What the article is saying is not that governments should not artifically “make rich people richer”, no what the artile is saying is that PEOPLE SHOULD NOT BE ALLOWED TO MAKE THEMSELVES RICHER – because this makes the poor pooer.
This is the exact opposite of the truth – as it is precisely the efforts of people to make themselves richer (via the economic method of business, not the political method of plunder) that makes the poor LESS poor.

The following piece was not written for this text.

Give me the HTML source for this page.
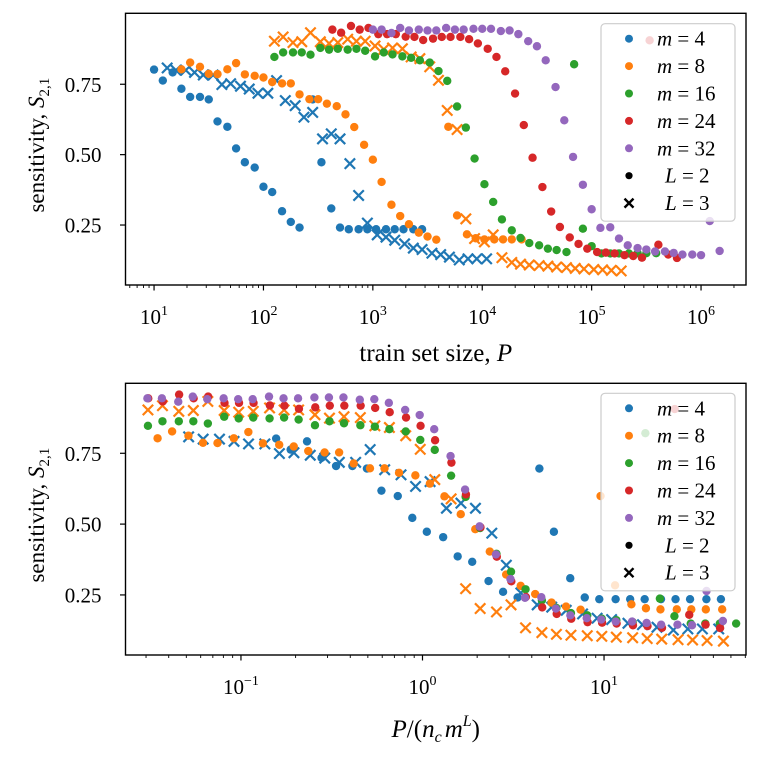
<!DOCTYPE html>
<html><head><meta charset="utf-8"><style>
body{margin:0;background:#fff}
svg{display:block;font-family:"Liberation Serif","DejaVu Serif",serif}
</style></head><body>
<svg id="chart" width="760" height="760" viewBox="0 0 760 760" xmlns="http://www.w3.org/2000/svg">
<rect width="760" height="760" fill="#fff"/>
<g id="top-panel"></g>
<g id="bottom-panel"></g>
</svg>
<script>
// ---- data (top panel x = log10 P, y = sensitivity S_{2,1}) ----
const mValues = [4, 8, 16, 24, 32];
const colors = ["#1f77b4", "#ff7f0e", "#2ca02c", "#d62728", "#9467bd"];
const legendLabels = ["m = 4", "m = 8", "m = 16", "m = 24", "m = 32"];
const topXTicks = [1, 2, 3, 4, 5, 6];
const bottomXTicks = [-1, 0, 1];
const yTicks = [0.25, 0.50, 0.75];
const yTickLabels = ["0.25", "0.50", "0.75"];

const m4L2aLogP = [1.00,1.08,1.17,1.25,1.33,1.42,1.50,1.58,1.67,1.75,1.83,1.92,2.00,2.08,2.17,2.25,2.33];
const m4L2aS = [0.802,0.763,0.792,0.734,0.705,0.705,0.696,0.618,0.599,0.522,0.473,0.454,0.386,0.367,0.299,0.261,0.241];
const m4L2bLogP = [2.45,2.53,2.62,2.70,2.78,2.87,2.95,3.03,3.12,3.20,3.28,3.37,3.45];
const m4L2bS = [0.696,0.473,0.309,0.241,0.235,0.235,0.235,0.235,0.235,0.235,0.235,0.235,0.235];
const m4L3LogP = [1.12,1.20,1.29,1.37,1.45,1.54,1.62,1.70,1.79,1.87,1.95,2.04,2.12,2.20,2.29,2.37,2.45,2.54,2.62,2.70,2.79,2.87,2.95,3.04,3.12,3.20,3.29,3.37,3.45,3.54,3.62,3.70,3.79,3.87,3.95,4.04];
const m4L3S = [0.808,0.800,0.800,0.792,0.783,0.783,0.749,0.752,0.743,0.733,0.718,0.718,0.763,0.692,0.674,0.633,0.650,0.556,0.574,0.556,0.468,0.355,0.257,0.215,0.207,0.196,0.183,0.168,0.163,0.150,0.145,0.136,0.126,0.130,0.130,0.130];
const m8L2aLogP = [1.25,1.33,1.42,1.50,1.58,1.67,1.75,1.83,1.92,2.00,2.08,2.17,2.25,2.33,2.42,2.50,2.58,2.67,2.75,2.83,2.92,3.00,3.08,3.17,3.25,3.33,3.42,3.50,3.58];
const m8L2aS = [0.803,0.827,0.812,0.787,0.786,0.803,0.825,0.785,0.780,0.774,0.758,0.753,0.753,0.714,0.697,0.697,0.681,0.672,0.643,0.598,0.535,0.482,0.403,0.322,0.282,0.253,0.223,0.209,0.198];
const m8L2bLogP = [3.69,3.77,3.86,3.94,4.02,4.11,4.19,4.27,4.36];
const m8L2bS = [0.599,0.284,0.217,0.203,0.199,0.199,0.199,0.199,0.199];
const m8L3LogP = [2.10,2.18,2.27,2.35,2.43,2.52,2.60,2.68,2.77,2.85,2.93,3.02,3.10,3.18,3.27,3.35,3.43,3.52,3.60,3.68,3.77,3.85,3.93,4.02,4.10,4.18,4.27,4.35,4.43,4.52,4.60,4.68,4.77,4.85,4.93,5.02,5.10,5.18,5.27];
const m8L3S = [0.903,0.918,0.898,0.901,0.933,0.901,0.895,0.898,0.910,0.903,0.903,0.886,0.874,0.879,0.876,0.847,0.841,0.812,0.764,0.657,0.589,0.272,0.202,0.190,0.215,0.134,0.117,0.111,0.108,0.106,0.104,0.101,0.099,0.096,0.094,0.092,0.091,0.089,0.087];
const m16L2aLogP = [2.10,2.18,2.27,2.35,2.43,2.52,2.60,2.68,2.77,2.85,2.93,3.02,3.10,3.18,3.27,3.35,3.43,3.52,3.60,3.68,3.77,3.85,3.93,4.02,4.10,4.18,4.27,4.35,4.43,4.52,4.60,4.68,4.77];
const m16L2aS = [0.847,0.863,0.863,0.863,0.855,0.879,0.873,0.876,0.873,0.876,0.869,0.849,0.863,0.856,0.849,0.844,0.835,0.827,0.797,0.762,0.671,0.596,0.486,0.395,0.332,0.270,0.231,0.204,0.186,0.178,0.166,0.161,0.154];
const m16L2bLogP = [4.84,4.92,5.00,5.09,5.17,5.25,5.34,5.42,5.50,5.59];
const m16L2bS = [0.821,0.237,0.175,0.149,0.149,0.149,0.149,0.150,0.150,0.150];
const m24L2aLogP = [2.63,2.71,2.80,2.88,2.96,3.05,3.13,3.21,3.30,3.38,3.46,3.55,3.63,3.71,3.80,3.88,3.96,4.05,4.13,4.21,4.30,4.38,4.46,4.55,4.63,4.71,4.80,4.88,4.96,5.05,5.13,5.21,5.30,5.38,5.46];
const m24L2aS = [0.944,0.933,0.957,0.944,0.950,0.928,0.928,0.928,0.919,0.918,0.907,0.912,0.918,0.918,0.918,0.910,0.895,0.876,0.847,0.796,0.717,0.605,0.489,0.385,0.298,0.243,0.206,0.183,0.166,0.154,0.152,0.149,0.143,0.140,0.134];
const m24L2bLogP = [5.53,5.61,5.70,5.78];
const m24L2bS = [0.906,0.180,0.145,0.133];
const m32L2LogP = [3.00,3.08,3.17,3.25,3.33,3.42,3.50,3.58,3.67,3.75,3.83,3.92,4.00,4.08,4.17,4.25,4.33,4.42,4.50,4.58,4.67,4.75,4.83,4.92,5.00,5.08,5.17,5.25,5.33,5.42,5.50,5.58,5.67,5.75,5.83,5.92,6.00,6.08,6.17];
const m32L2S = [0.944,0.944,0.932,0.950,0.941,0.944,0.941,0.941,0.950,0.944,0.944,0.947,0.947,0.947,0.939,0.941,0.928,0.903,0.885,0.835,0.740,0.622,0.492,0.393,0.306,0.240,0.242,0.202,0.178,0.168,0.163,0.156,0.156,0.151,0.145,0.145,0.143,0.264,0.158];
// n_c per series (bottom panel x = P / (n_c m^L))
const ncValues = [4, 8, 16, 24, 32];

const series = [
 {name:"m4-L2-run-a", mi:0, L:2, x:m4L2aLogP, y:m4L2aS},
 {name:"m4-L2-run-b", mi:0, L:2, x:m4L2bLogP, y:m4L2bS},
 {name:"m4-L3", mi:0, L:3, x:m4L3LogP, y:m4L3S},
 {name:"m8-L2-run-a", mi:1, L:2, x:m8L2aLogP, y:m8L2aS},
 {name:"m8-L2-run-b", mi:1, L:2, x:m8L2bLogP, y:m8L2bS},
 {name:"m8-L3", mi:1, L:3, x:m8L3LogP, y:m8L3S},
 {name:"m16-L2-run-a", mi:2, L:2, x:m16L2aLogP, y:m16L2aS},
 {name:"m16-L2-run-b", mi:2, L:2, x:m16L2bLogP, y:m16L2bS},
 {name:"m24-L2-run-a", mi:3, L:2, x:m24L2aLogP, y:m24L2aS},
 {name:"m24-L2-run-b", mi:3, L:2, x:m24L2bLogP, y:m24L2bS},
 {name:"m32-L2", mi:4, L:2, x:m32L2LogP, y:m32L2S}
];

const NS = "http://www.w3.org/2000/svg";
function mk(parent, tag, attrs){
  const e = document.createElementNS(NS, tag);
  for (const k in attrs) e.setAttribute(k, attrs[k]);
  parent.appendChild(e);
  return e;
}

const panels = [
 {g:"top-panel", prefix:"top", L:125.5, R:746, T:13.3, B:285, xmin:0.739, xmax:6.411, ymin:0.037, ymax:1.002,
  ticks:topXTicks, legendTop:23.7, xlabelY:361, ylabelX:38, transform:false},
 {g:"bottom-panel", prefix:"bottom", L:125.5, R:746, T:383.3, B:655, xmin:-1.636, xmax:1.782, ymin:0.038, ymax:0.997,
  ticks:bottomXTicks, legendTop:393.3, xlabelY:737, ylabelX:38, transform:true}
];

panels.forEach(p => {
  const g = document.getElementById(p.g);
  const sx = v => p.L + (v - p.xmin) / (p.xmax - p.xmin) * (p.R - p.L);
  const sy = v => p.B - (v - p.ymin) / (p.ymax - p.ymin) * (p.B - p.T);

  const cp = mk(g, "clipPath", {id: p.prefix + "-clip"});
  mk(cp, "rect", {x:p.L, y:p.T, width:p.R-p.L, height:p.B-p.T});
  const marks = mk(g, "g", {"clip-path": "url(#" + p.prefix + "-clip)"});
  
  

  series.forEach(s => {
    const sg = mk(marks, "g", {});
    
    
    const c = colors[s.mi];
    const shift = p.transform ? Math.log10(ncValues[s.mi] * Math.pow(mValues[s.mi], s.L)) : 0;
    s.x.forEach((lx, i) => {
      const cx = sx(lx - shift), cy = sy(s.y[i]);
      let el;
      if (s.L === 2) {
        el = mk(sg, "circle", {cx:cx, cy:cy, r:4.2, fill:c});
      } else {
        const d = 5.2;
        el = mk(sg, "path", {d:`M${cx-d},${cy-d}L${cx+d},${cy+d}M${cx-d},${cy+d}L${cx+d},${cy-d}`, stroke:c, "stroke-width":2.2, fill:"none"});
      }
      
      
    });
  });

  const fr = mk(g, "rect", {x:p.L, y:p.T, width:p.R-p.L, height:p.B-p.T, fill:"none", stroke:"#000", "stroke-width":1.4});
  
  

  const xa = mk(g, "g", {});
  
  
  for (let d = Math.floor(p.xmin); d <= Math.ceil(p.xmax); d++) {
    for (let k = 2; k <= 9; k++) {
      const v = d + Math.log10(k);
      if (v > p.xmin && v < p.xmax) {
        const t = mk(xa, "line", {x1:sx(v), x2:sx(v), y1:p.B, y2:p.B+3, stroke:"#000", "stroke-width":0.9});
        
        
      }
    }
  }
  p.ticks.forEach(v => {
    const x = sx(v);
    const t = mk(xa, "line", {x1:x, x2:x, y1:p.B, y2:p.B+5.5, stroke:"#000", "stroke-width":1.2});
    
    
    const tx = mk(xa, "text", {x:x, y:p.B+39, "font-size":21, "text-anchor":"middle"});
    
    
    const b = mk(tx, "tspan", {});
    b.textContent = "10";
    const e = mk(tx, "tspan", {dy:-9, "font-size":14});
    e.textContent = v < 0 ? "\u2212" + (-v) : String(v);
  });

  const ya = mk(g, "g", {});
  
  
  yTicks.forEach((v, i) => {
    const y = sy(v);
    const t = mk(ya, "line", {x1:p.L-5.5, x2:p.L, y1:y, y2:y, stroke:"#000", "stroke-width":1.2});
    
    
    const tx = mk(ya, "text", {x:p.L-24, y:y+7.5, "font-size":21, "text-anchor":"end"});
    
    
    tx.textContent = yTickLabels[i];
  });

  const cyL = (p.T + p.B) / 2 - 4;
  const yl = mk(g, "text", {x:0, y:0, "font-size":23, "text-anchor":"middle", transform:`translate(${p.ylabelX+6},${cyL}) rotate(-90)`});
  
  
  const y1 = mk(yl, "tspan", {}); y1.textContent = "sensitivity, ";
  const y2 = mk(yl, "tspan", {"font-style":"italic"}); y2.textContent = "S";
  const y3 = mk(yl, "tspan", {"font-size":15, dy:5}); y3.textContent = "2,1";

  const xl = mk(g, "text", {x:(p.L+p.R)/2, y:p.xlabelY, "font-size":25, "text-anchor":"middle"});
  
  
  if (!p.transform) {
    const a = mk(xl, "tspan", {}); a.textContent = "train set size, ";
    const b = mk(xl, "tspan", {"font-style":"italic"}); b.textContent = "P";
  } else {
    const a = mk(xl, "tspan", {"font-style":"italic"}); a.textContent = "P";
    const b = mk(xl, "tspan", {}); b.textContent = "/(";
    const c = mk(xl, "tspan", {"font-style":"italic"}); c.textContent = "n";
    const d = mk(xl, "tspan", {"font-style":"italic", "font-size":16, dy:5}); d.textContent = "c";
    const e = mk(xl, "tspan", {"font-style":"italic", dy:-5, dx:3}); e.textContent = "m";
    const f = mk(xl, "tspan", {"font-style":"italic", "font-size":16, dy:-11}); f.textContent = "L";
    const h = mk(xl, "tspan", {dy:11}); h.textContent = ")";
  }

  const lg = mk(g, "g", {});
  
  
  mk(lg, "rect", {x:601, y:p.legendTop, width:134, height:197.5, rx:4, fill:"rgba(255,255,255,0.8)", stroke:"#cccccc", "stroke-width":1.2});
  const rowY = i => p.legendTop + 15 + i * 27.4;
  mValues.forEach((m, i) => {
    const row = mk(lg, "g", {});
    
    
    mk(row, "circle", {cx:629, cy:rowY(i), r:4, fill:colors[i]});
    const t = mk(row, "text", {x:657, y:rowY(i)+7, "font-size":21});
    const a = mk(t, "tspan", {"font-style":"italic"}); a.textContent = "m";
    const b = mk(t, "tspan", {}); b.textContent = " = " + m;
  });
  ["L = 2", "L = 3"].forEach((lab, j) => {
    const i = 5 + j;
    const row = mk(lg, "g", {});
    
    
    const cy = rowY(i);
    if (j === 0) mk(row, "circle", {cx:629, cy:cy, r:3.6, fill:"#000"});
    else mk(row, "path", {d:`M${624.5},${cy-4.5}L${633.5},${cy+4.5}M${624.5},${cy+4.5}L${633.5},${cy-4.5}`, stroke:"#000", "stroke-width":2.4});
    const t = mk(row, "text", {x:665, y:cy+7, "font-size":21});
    const a = mk(t, "tspan", {"font-style":"italic"}); a.textContent = "L";
    const b = mk(t, "tspan", {}); b.textContent = " = " + (j + 2);
  });
});
</script>
</body></html>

Trying to “take from the wage payer” will, in the end (over a period of years), make the “wage earner” worse off (not better off) than they otherwise would have been.
“Trickle down economics” – actually it is rightly called “the history of Western Civilization”. But then the Guardian does not really approve of the West.
Life is not a zero-sum game.
Wealth can be created and destroyed.
To see wealth destruction in action, try formatting your hard drive and erasing your backups.
Creating wealth is a bit more difficult, and left as an exercise for the reader.
More to what Paul Marks said:
I hope a lot of those lurking here are familiar with the pithy writings (and other commentary) of Thomas Sowell.
He regularly points out how these identifications of the “poor” and the “rich” and the contrasts of the income conditions in those categories are limited to comparisons of statistical composites of various percentiles without regard to changes in the composition of the individuals making up those segments.
In plain words, the constantly shifting composition of any percentile, up or down the income scales is totally ignored.
Individual capacities to “move” in the income scales vary widely from nation to nation for a variety of factors, but does exist throughout most of the “West.”
Use of governmental functions for redistribution of incomes seems to be more “popular” in those economies with the most sluggish income “mobility” trends.
When the cases are examined in terms of people instead of percentiles, the true nature of growing wealth in those nations with the least governmently deployed redistribution (there are other kinds) becomes more apparent.
Not long ago at ?Boggart Blog we posted an item in response to government health warnings under the title We’re All Going To Die, WTF.
It seems from what you are saying we will not even be free to die at a time and in a manner of our own choosing.
Guy:
That is a stunning quote! Each time I read it it seems to expose a new layer of misunderstanding and misconception. It’s definitely going into my quote collection.
Yes RRS, and the learned Thomas Sowell has a new book out on “intelllectuals” and society.
Sadly the “enlightened” elite are really closed minded statists.
They may be “intellectuals” – but people of intellect they are not.